The S&P 500 closed +1.5% (its 22 record close of 2020), the NAS100 +1%, and Russell +0.9%. Yet if we look under the hood we see utilities were easily the best performing sector, which is typically a red flag for me. REITS, communication services and healthcare were not far behind. Breadth was solid with 93% of stocks higher on the day, while 1.77m S&P 500 futures were traded which is still a tad on the light side.
In the options world though things get spicy, where 4.97m SPY ETF (S&P 500 ETF) options were traded, which is punchy. The strike with the biggest change in open interest coming in the 376 strike (expires 25 September), which given current levels in the SPY ETF is a bet on 5.3% more upside through that period. What's interesting is if you see the broader volatility space, we see the VIX +0.45 vols to 26.57% - so, yet another day where equities are up and implied volatility is also higher. Break it down and we see S&P 500 1-month call volatility gaining 1.77, relative to no change in 1-month put vol. All the talk is that market makers are short gamma, given traders have been buying out of the-money equity calls (right for upside/bullish) and as the S&P 500 rallies then market makers need to cover. This means buying stocks or S&P 500 futures. It’s all flow driving the show.
But look elsewhere and despite the strong yet defensive (sectors), equity tape things were not so rosy. Credit markets were unchanged, crude closed 2.7% lower, US Treasuries are unchanged out to 10yrs, but then we see yields lower in 10s (-2bp) and 30s (-4bp). Inflation expectations (breakevens) are 4bp lower, so ‘real’ Treasury yields are 4bp higher in 5-year Treasuries and 2bp in 10s. Equity didn’t mind one bit, although value has certainly outperformed growth as a factor, with Apple -2.1% on the day.
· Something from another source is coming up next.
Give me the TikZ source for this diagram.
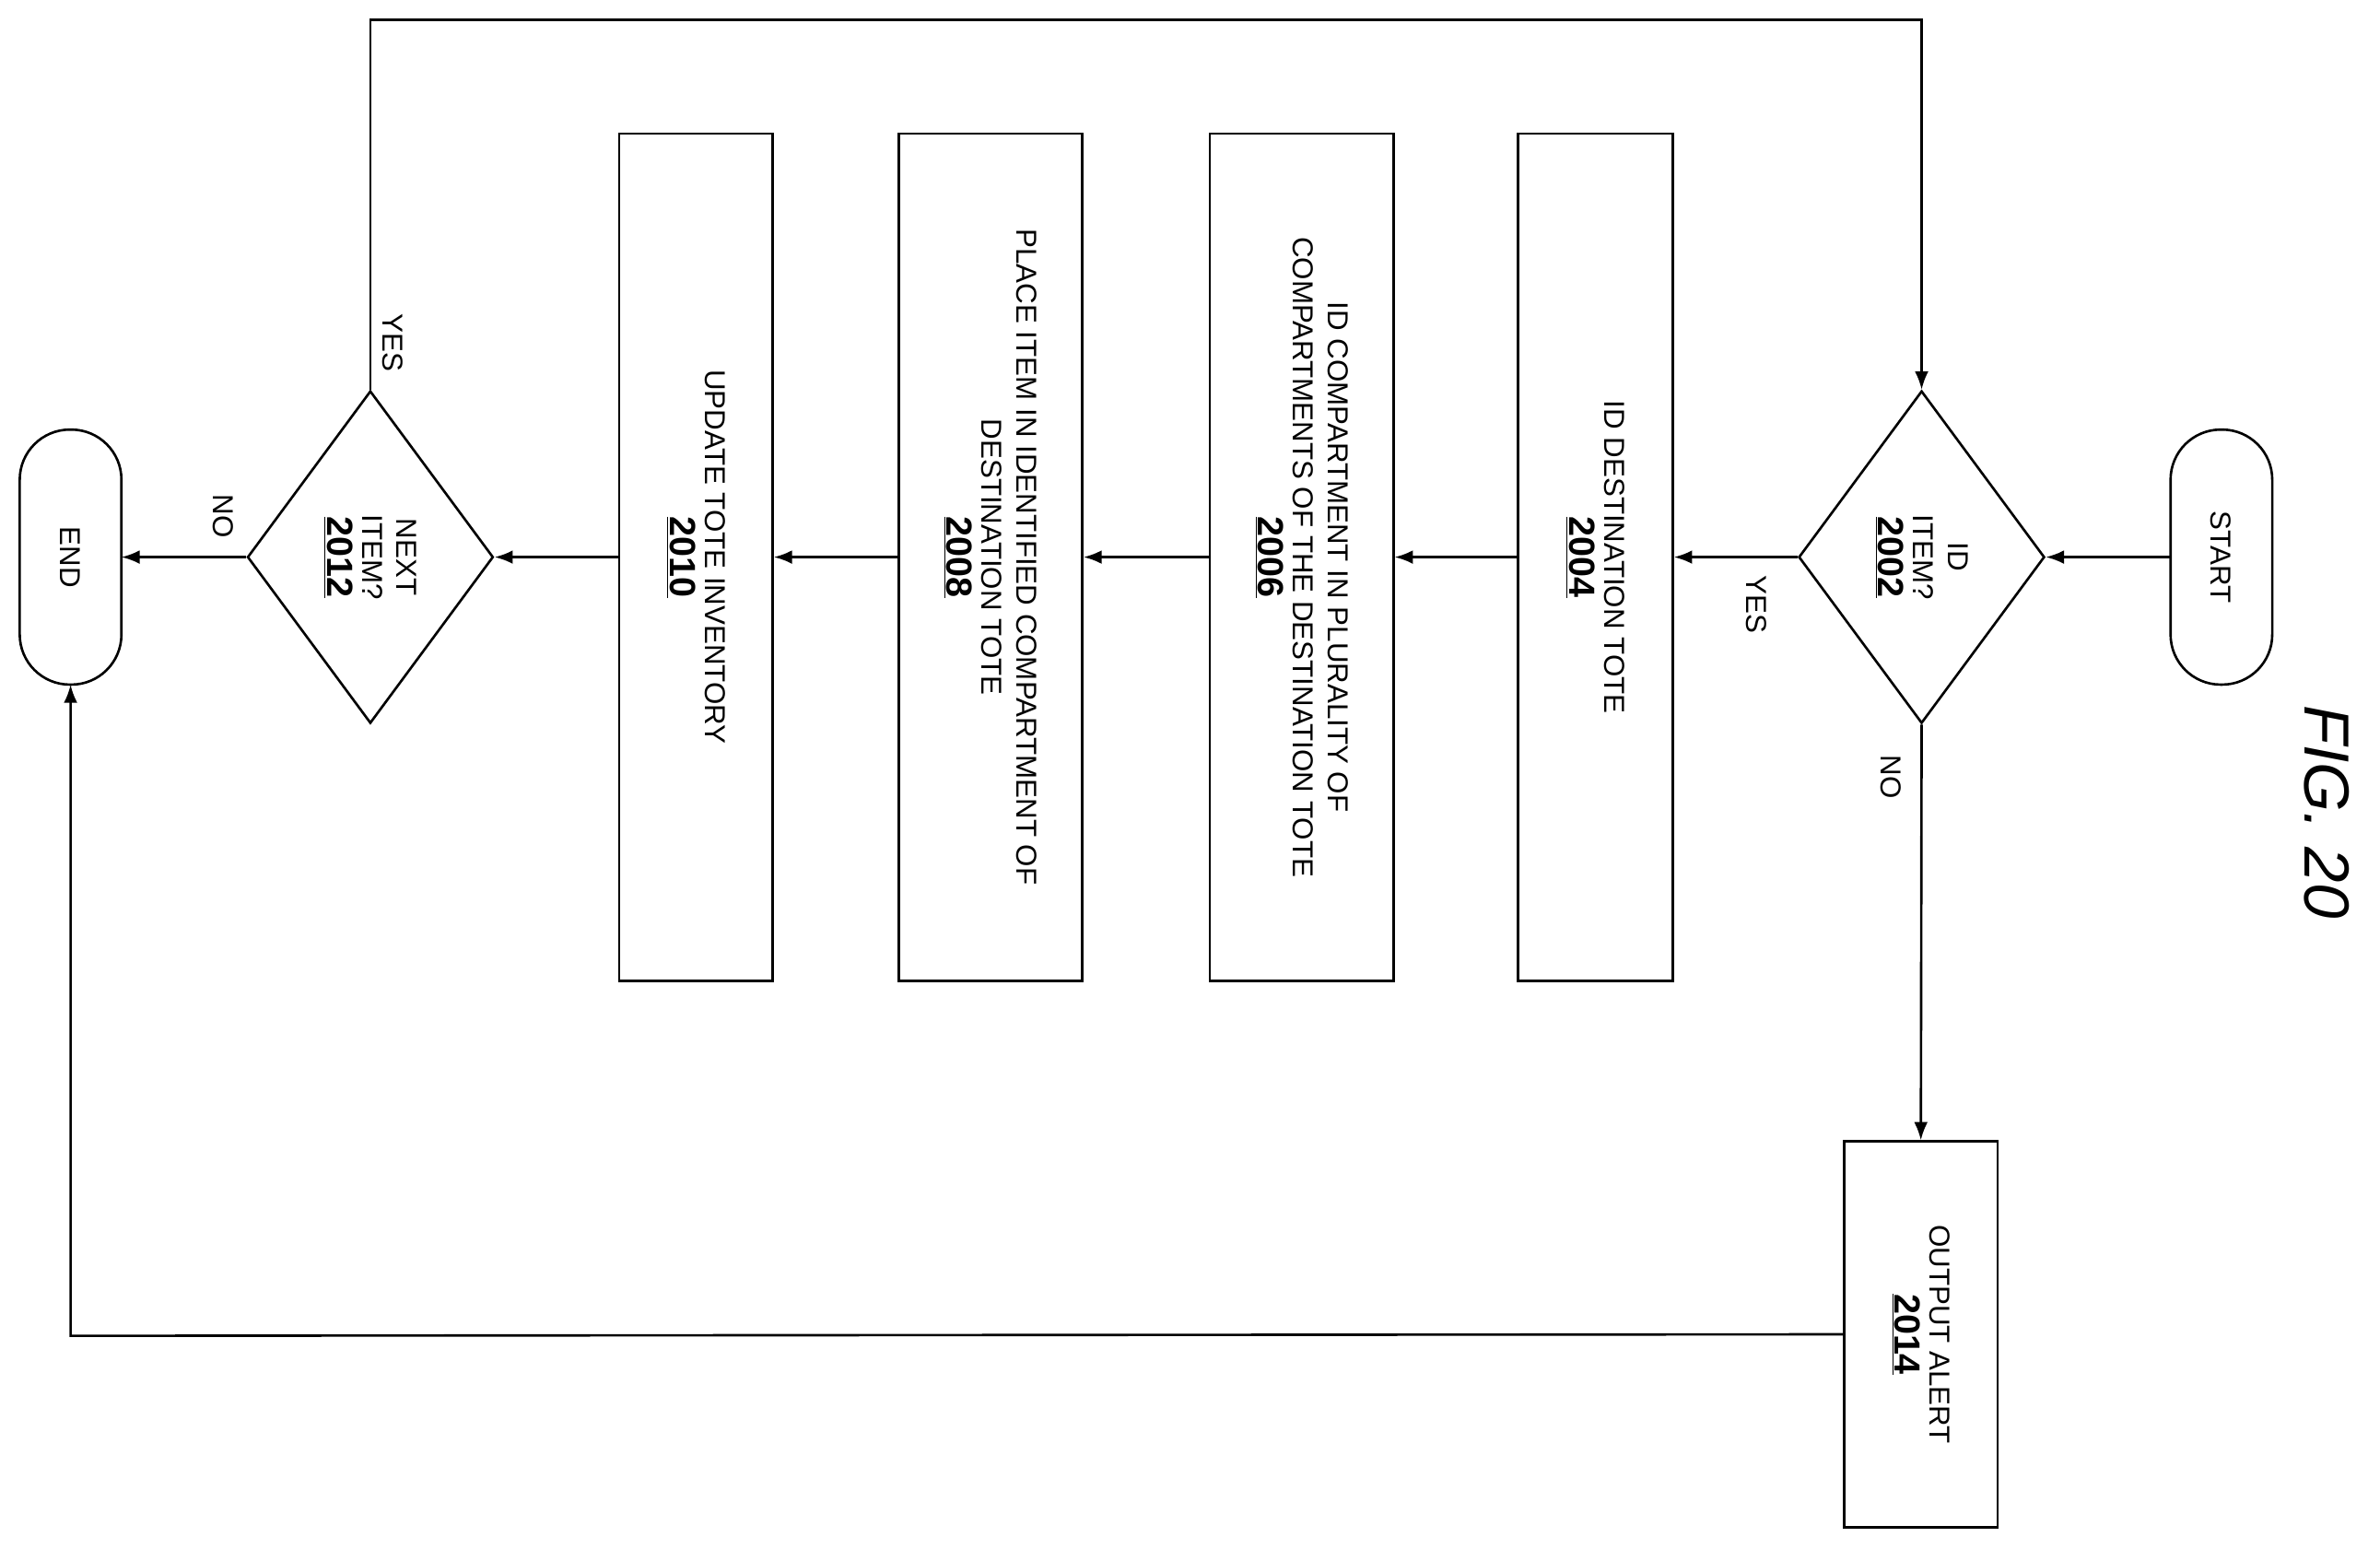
\documentclass[tikz,border=0pt]{standalone}
\usepackage{fontspec}
\setmainfont{Liberation Sans}
\usetikzlibrary{shapes.geometric,arrows.meta}
\begin{document}
\begin{tikzpicture}[x=1pt,y=-1pt,
 box/.style={draw,line width=1.6pt,inner sep=0},
 txt/.style={rotate=-90,align=center,font=\fontsize{19}{23}\selectfont},
 dia/.style={draw,line width=1.6pt,diamond,inner sep=0,shape aspect=0.74,minimum width=162pt,minimum height=219pt},
 term/.style={draw,line width=1.6pt,rounded corners=33pt,inner sep=0},
 arr/.style={line width=1.6pt,-{Latex[length=12pt,width=9pt]}},
 num/.style={}]
\useasboundingbox (0,0) rectangle (1568,1020);
\newcommand{\nm}[1]{\underline{\fontsize{24}{28}\selectfont\textbf{#1}}}
\draw[term] (1430,283) rectangle (1497,451);
\node[txt] (start) at (1463,367) {START};
\coordinate (startL) at (1430,367);
\node[dia] (d1) at (1266,367) {};
\node[txt] at (1266,367) {ID\\ITEM?\\\nm{2002}};
\node[box,minimum width=102pt,minimum height=558pt] (b4) at (1051,367) {};
\node[txt] at (1051,367) {ID DESTINATION TOTE\\\nm{2004}};
\node[box,minimum width=121pt,minimum height=558pt] (b6) at (857.5,367) {};
\node[txt] at (857.5,367) {ID COMPARTMENT IN PLURALITY OF\\COMPARTMENTS OF THE DESTINATION TOTE\\\nm{2006}};
\node[box,minimum width=121pt,minimum height=558pt] (b8) at (652.5,367) {};
\node[txt] at (652.5,367) {PLACE ITEM IN IDENTIFIED COMPARTMENT OF\\DESTINATION TOTE\\\nm{2008}};
\node[box,minimum width=101pt,minimum height=558pt] (b10) at (458.5,367) {};
\node[txt] at (458.5,367) {UPDATE TOTE INVENTORY\\\nm{2010}};
\node[dia] (d2) at (244,367) {};
\node[txt] at (244,367) {NEXT\\ITEM?\\\nm{2012}};
\draw[term] (13,283) rectangle (80,451);
\node[txt] (end) at (46.5,367) {END};
\coordinate (endR) at (80,367);
\coordinate (endB) at (46.5,451);
\node[box,minimum width=101pt,minimum height=254pt] (b14) at (1265.5,879) {};
\node[txt] at (1265.5,879) {OUTPUT ALERT\\\nm{2014}};
\draw[arr] (startL) -- (d1.east);
\draw[arr] (d1.west) -- (b4.east);
\draw[arr] (b4.west) -- (b6.east);
\draw[arr] (b6.west) -- (b8.east);
\draw[arr] (b8.west) -- (b10.east);
\draw[arr] (b10.west) -- (d2.east);
\draw[arr] (d2.west) -- (endR);
\draw[arr] (d2.north) -- (244,13) -- (1266,13) -- (d1.north);
\draw[arr] (d1.south) -- (b14.north);
\draw[arr] (b14.west) -- (46.5,880) -- (endB);
\node[txt] at (1157,398) {YES};
\node[txt] at (259,226) {YES};
\node[txt] at (147,340) {NO};
\node[txt] at (1246,512) {NO};
\node[rotate=-90,font=\fontsize{42}{48}\selectfont\itshape] at (1533,535) {FIG. 20};
\end{tikzpicture}
\end{document}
The USD has found further short covering here, with the USDX +0.31%, driven as we always expect by EURUSD which is 0.5% lower at 1.1853. Just off the lows of 1.1822 with support into the 20-day MA. The AUDUSD is not far off at 0.7337, with buyers into the 5-day EMA. The NOK is the weakest link in G10 FX, but that's not surprising given Brent crude is lower. AUDJPY is -0.26%. If we want to use this as a risk proxy in FX, although the cross has come off the earlier low of 77.53, but 1-week volatility hasn’t moved to any extent.
Gold has had a reasonable flush out, with price down 1.4%. While silver is 2.4% lower and we’ve seen selling in crypto’s. This makes sense given the USD flow and real yield dynamics.
(USDCHF daily)
So, some interesting dynamics at hand and on any other day you could argue equity should be lower given the real yield, crude and USD moves. But this is a world driven by flow and the options world is playing a big part of it. Stay long it seems, even if it all seems incredibly perplexing. The bigger issue for me is what to do with the USD. Buy this early resurgence or apply new shorts and which cross to go for ahead of weekly jobless claims (00:00 AEST – consensus 950k, continuing claims 14m), services ISM (00:00 AEST – 57.0) and payrolls tomorrow (consensus 1.35m). USDCHF is perhaps my go-to here, as I see divergence in play and price looks to be putting in a bottom. If we see a break of the trend and I’d be tempted with a nibble, adding if and when the set-up looked more compelling.